Actor Viggo Mortensen recalls his favourite filming locations are “the outdoors and natural landscapes, so there are places in New Zealand, particularly the South Island that I really enjoyed and have gone back to. I’ve revisited remote places in the deserts and mountains of Argentina and North Africa. I look forward to going back to Russia to where Eastern Promises was shot, at the border between Siberia and the Ural Mountain region. I also enjoyed shooting in some very remote areas in the west of North America. I recently finished a movie called Captain Fantastic, where I play the father of six kids and we live in a big tent in a completely off-the-grid pine forest. These are places that I’m familiar with because I used to live in that part of the country, literally in the middle of a national forest for some time.”
How often do you travel? Nearly every two or three days I’ve been on a plane going somewhere this year, to Paris, Berlin, London, Argentina, Canada, and America. But I never lose the inspiration to travel because places always change. A place you think you know very well, including where you were born, is not the same place you were born in, it always changes.

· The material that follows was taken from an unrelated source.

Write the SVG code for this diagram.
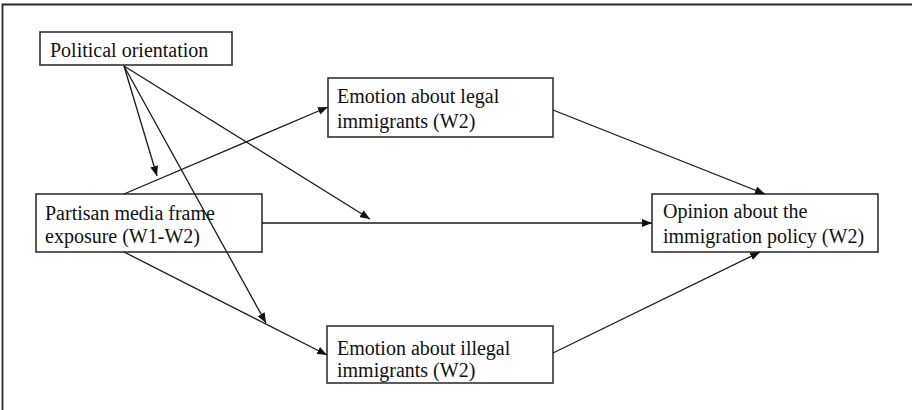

Filming in Denmark and Argentina for Mortensen’s latest film ‘Jauja,’reminded him of his childhood in Argentina
“It wasn’t very different from my memories of it when I was there for the film. The streets, the sounds, the people, the way they speak, the food – everything was very familiar. But we were shooting in wild places far removed from urban landscapes, places nearly untouched by humans, with no roads, phones or internet. In Denmark, we shot in the south of the island of Zealand – the island Copenhagen is on. Anytime I go to Denmark I feel at home. I find the more one travels, the more places one can call home and the better you’ll get along with people and also yourself. Travel is probably the greatest anti-war weapon that exists – seeing things first hand, not through the internet, being in direct contact with different cultures, languages, smells and landscapes – different ways of looking at life can only be a positive thing.”
“During the filming of Lord of The Rings, the Department of Conservation allowed us special access into remote areas that most New Zealanders only knew from photos. We got to live and work in there and it was wonderful.
For a perfect holiday Mortensen leaves “my phone and computer behind. Because everything you need is going to be wherever you go. You’re going there to find out about other things so why bring things from the place you’ve just come from? Worst ever travelling experience? Sometimes things that are really disturbing or inconvenient are what make a trip memorable. I remember my dad taking us camping in Argentina and the car breaking down on a dirt track in Patagonia; we had to wait a day before somebody drove by to take us somewhere to get the car parts. In October, I got caught in a snowstorm in Lapland. I lost the trail and had to find some place to hide. I was out there on my own for a couple of days. I was worried but managed to find shelter and make a fire. It’s really not about where you are, but how you are. I can get annoyed or say, “OK, this is where I am. I don’t have any choice at the moment. Let’s make the most of it.”
“No matter where I’m going or how long I’m going for, including shoots that last months, if I can possibly avoid checking any bags, I do. I try to only do carry on and anything I need I can find a way to get where I’m going.
Jauja, starring Viggo Mortensen, is out now.